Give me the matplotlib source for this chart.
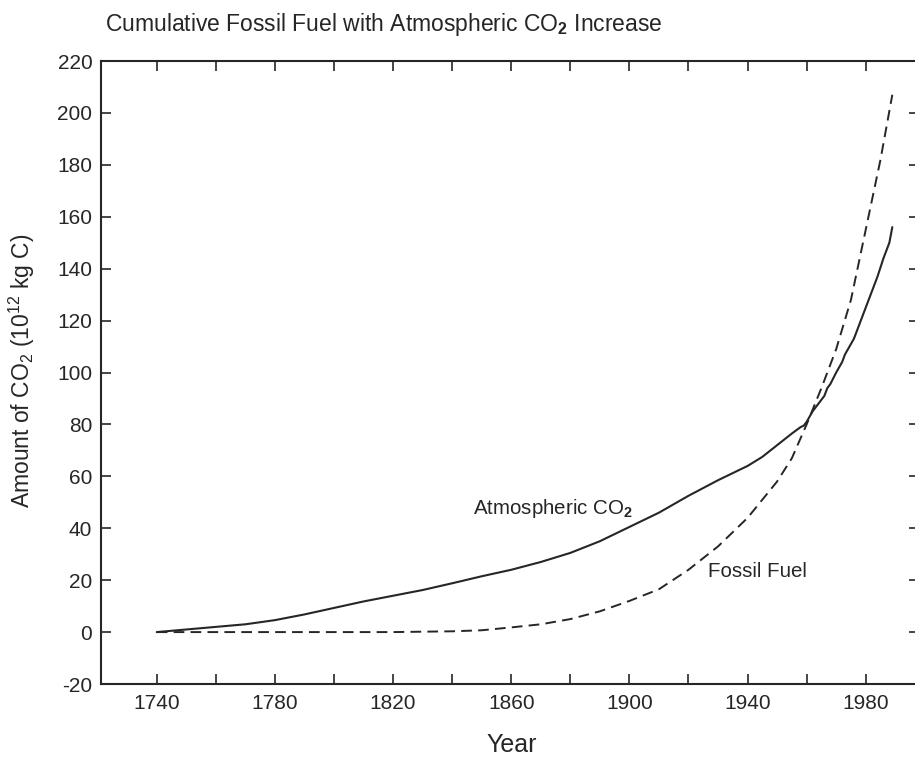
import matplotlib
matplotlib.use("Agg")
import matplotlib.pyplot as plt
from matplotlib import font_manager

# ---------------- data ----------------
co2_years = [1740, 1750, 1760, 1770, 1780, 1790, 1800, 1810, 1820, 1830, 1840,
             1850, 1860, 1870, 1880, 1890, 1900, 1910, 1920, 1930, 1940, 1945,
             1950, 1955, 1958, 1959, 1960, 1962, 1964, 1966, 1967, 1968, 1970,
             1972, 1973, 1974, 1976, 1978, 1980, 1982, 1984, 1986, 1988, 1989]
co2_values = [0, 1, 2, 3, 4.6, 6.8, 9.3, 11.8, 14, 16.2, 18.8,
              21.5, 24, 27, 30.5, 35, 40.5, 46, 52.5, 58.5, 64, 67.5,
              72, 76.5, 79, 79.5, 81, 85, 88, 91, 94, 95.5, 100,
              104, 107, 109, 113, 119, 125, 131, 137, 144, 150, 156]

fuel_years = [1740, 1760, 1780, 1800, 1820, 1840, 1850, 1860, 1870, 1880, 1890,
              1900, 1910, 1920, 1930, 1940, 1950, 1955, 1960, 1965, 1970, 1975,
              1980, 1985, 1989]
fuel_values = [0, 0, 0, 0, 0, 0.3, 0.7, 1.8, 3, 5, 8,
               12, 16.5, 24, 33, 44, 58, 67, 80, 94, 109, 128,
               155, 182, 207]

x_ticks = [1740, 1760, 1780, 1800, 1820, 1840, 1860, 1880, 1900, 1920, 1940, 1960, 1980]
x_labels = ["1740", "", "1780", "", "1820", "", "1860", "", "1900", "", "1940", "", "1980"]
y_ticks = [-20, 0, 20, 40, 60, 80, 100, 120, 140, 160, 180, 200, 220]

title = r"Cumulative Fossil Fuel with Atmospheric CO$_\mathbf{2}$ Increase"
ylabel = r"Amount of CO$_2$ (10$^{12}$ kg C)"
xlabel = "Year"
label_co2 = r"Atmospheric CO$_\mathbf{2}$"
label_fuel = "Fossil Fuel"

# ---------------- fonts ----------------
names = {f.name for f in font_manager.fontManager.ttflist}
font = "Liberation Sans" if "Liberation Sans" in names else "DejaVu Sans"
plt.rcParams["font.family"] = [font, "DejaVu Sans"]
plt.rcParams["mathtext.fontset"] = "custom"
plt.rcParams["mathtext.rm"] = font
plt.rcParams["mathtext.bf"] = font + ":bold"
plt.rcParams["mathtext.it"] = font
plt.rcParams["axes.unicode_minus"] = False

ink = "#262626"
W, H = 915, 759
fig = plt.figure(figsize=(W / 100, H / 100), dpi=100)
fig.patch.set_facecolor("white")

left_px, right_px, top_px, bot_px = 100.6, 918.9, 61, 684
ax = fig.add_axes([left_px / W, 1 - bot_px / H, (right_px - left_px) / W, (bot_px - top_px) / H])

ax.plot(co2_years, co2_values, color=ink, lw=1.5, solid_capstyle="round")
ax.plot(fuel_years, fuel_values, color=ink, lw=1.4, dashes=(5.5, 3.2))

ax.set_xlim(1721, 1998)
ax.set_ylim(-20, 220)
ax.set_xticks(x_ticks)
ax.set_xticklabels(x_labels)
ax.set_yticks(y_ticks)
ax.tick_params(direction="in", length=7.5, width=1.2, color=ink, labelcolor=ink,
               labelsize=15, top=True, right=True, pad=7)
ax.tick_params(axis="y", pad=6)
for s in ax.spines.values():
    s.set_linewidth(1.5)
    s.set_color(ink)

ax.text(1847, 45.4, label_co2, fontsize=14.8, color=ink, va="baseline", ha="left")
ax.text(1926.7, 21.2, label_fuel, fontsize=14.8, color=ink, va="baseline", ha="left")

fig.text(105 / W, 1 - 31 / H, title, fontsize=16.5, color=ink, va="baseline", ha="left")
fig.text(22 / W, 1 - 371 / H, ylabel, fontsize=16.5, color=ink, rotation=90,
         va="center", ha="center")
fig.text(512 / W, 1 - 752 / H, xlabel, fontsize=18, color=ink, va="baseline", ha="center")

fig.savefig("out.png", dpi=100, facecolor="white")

──────────────────────────────

## SHORT PROBLEM
Restate the material word for word from its first line through the line containing "104, 107, 109, 113, 119, 125, 131, 137, 144, 150, 156]", both included; the pictures do not belong in it.

## OUTPUT FOR THIS EXERCISE
Give me the matplotlib source for this chart.
import matplotlib
matplotlib.use("Agg")
import matplotlib.pyplot as plt
from matplotlib import font_manager

# ---------------- data ----------------
co2_years = [1740, 1750, 1760, 1770, 1780, 1790, 1800, 1810, 1820, 1830, 1840,
             1850, 1860, 1870, 1880, 1890, 1900, 1910, 1920, 1930, 1940, 1945,
             1950, 1955, 1958, 1959, 1960, 1962, 1964, 1966, 1967, 1968, 1970,
             1972, 1973, 1974, 1976, 1978, 1980, 1982, 1984, 1986, 1988, 1989]
co2_values = [0, 1, 2, 3, 4.6, 6.8, 9.3, 11.8, 14, 16.2, 18.8,
              21.5, 24, 27, 30.5, 35, 40.5, 46, 52.5, 58.5, 64, 67.5,
              72, 76.5, 79, 79.5, 81, 85, 88, 91, 94, 95.5, 100,
              104, 107, 109, 113, 119, 125, 131, 137, 144, 150, 156]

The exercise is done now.